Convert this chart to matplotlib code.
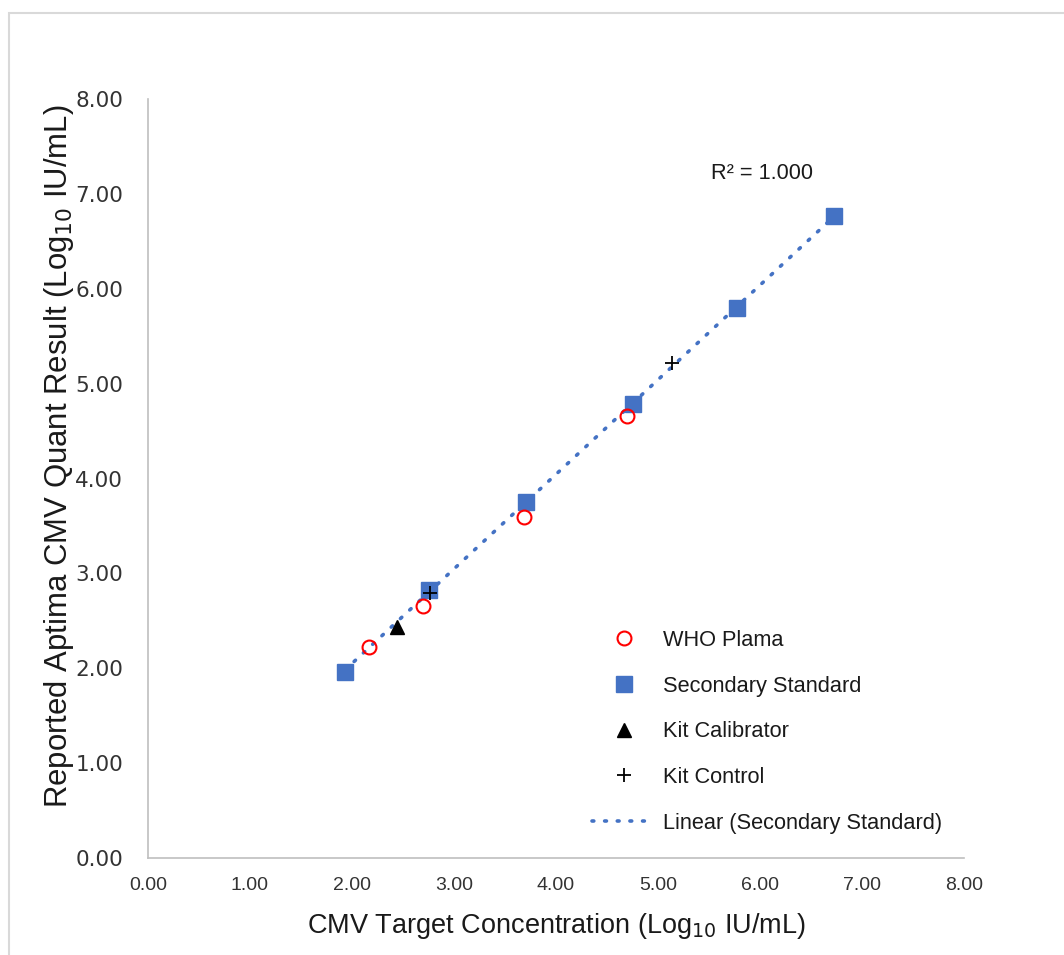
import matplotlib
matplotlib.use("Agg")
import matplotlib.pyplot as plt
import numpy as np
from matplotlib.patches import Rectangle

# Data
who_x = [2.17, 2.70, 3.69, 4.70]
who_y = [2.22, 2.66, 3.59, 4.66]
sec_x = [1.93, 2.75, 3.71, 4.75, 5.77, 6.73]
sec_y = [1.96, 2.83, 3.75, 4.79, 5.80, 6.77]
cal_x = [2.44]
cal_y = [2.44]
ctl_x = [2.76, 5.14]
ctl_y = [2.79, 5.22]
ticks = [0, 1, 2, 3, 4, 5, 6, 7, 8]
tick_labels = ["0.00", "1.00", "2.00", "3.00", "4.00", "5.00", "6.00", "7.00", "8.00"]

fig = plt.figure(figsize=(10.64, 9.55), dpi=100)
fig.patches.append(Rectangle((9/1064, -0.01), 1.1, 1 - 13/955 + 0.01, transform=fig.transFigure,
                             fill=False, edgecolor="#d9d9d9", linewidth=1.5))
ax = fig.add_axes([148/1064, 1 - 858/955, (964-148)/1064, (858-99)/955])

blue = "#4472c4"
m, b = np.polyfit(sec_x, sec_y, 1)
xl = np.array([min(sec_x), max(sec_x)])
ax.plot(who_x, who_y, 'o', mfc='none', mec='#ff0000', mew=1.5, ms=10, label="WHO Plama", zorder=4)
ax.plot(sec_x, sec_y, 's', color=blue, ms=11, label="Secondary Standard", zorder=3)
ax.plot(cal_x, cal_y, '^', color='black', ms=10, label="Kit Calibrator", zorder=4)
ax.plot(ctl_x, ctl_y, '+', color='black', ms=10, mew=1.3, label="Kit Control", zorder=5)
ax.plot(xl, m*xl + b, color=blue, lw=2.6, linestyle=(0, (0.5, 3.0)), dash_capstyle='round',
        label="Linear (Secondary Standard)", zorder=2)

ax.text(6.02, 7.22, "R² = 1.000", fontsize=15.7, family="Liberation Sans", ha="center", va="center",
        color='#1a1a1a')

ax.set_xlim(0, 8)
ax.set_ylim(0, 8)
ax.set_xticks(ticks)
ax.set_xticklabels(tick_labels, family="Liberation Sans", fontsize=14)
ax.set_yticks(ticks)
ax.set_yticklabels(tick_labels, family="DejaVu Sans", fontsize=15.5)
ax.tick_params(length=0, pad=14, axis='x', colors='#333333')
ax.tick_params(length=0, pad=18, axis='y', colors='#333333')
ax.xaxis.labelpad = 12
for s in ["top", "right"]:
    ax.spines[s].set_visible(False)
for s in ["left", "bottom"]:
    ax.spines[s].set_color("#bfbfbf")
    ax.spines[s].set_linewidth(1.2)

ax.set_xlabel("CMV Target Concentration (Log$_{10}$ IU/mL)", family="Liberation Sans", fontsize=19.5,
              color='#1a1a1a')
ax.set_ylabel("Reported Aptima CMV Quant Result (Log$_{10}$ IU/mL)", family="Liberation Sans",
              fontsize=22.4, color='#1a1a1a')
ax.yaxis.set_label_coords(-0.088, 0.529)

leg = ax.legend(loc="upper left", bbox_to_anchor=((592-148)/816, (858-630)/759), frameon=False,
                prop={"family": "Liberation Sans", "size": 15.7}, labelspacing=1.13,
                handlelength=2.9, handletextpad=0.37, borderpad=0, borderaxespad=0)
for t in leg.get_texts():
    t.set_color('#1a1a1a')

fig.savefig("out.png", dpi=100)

- - -

__REQUIREMENTS__. Your task is to return the lines above, from the first one up to and including the line containing "from matplotlib.patches import Rectangle", minus any pictures.

__COMPLETE ANSWER__.
Convert this chart to matplotlib code.
import matplotlib
matplotlib.use("Agg")
import matplotlib.pyplot as plt
import numpy as np
from matplotlib.patches import Rectangle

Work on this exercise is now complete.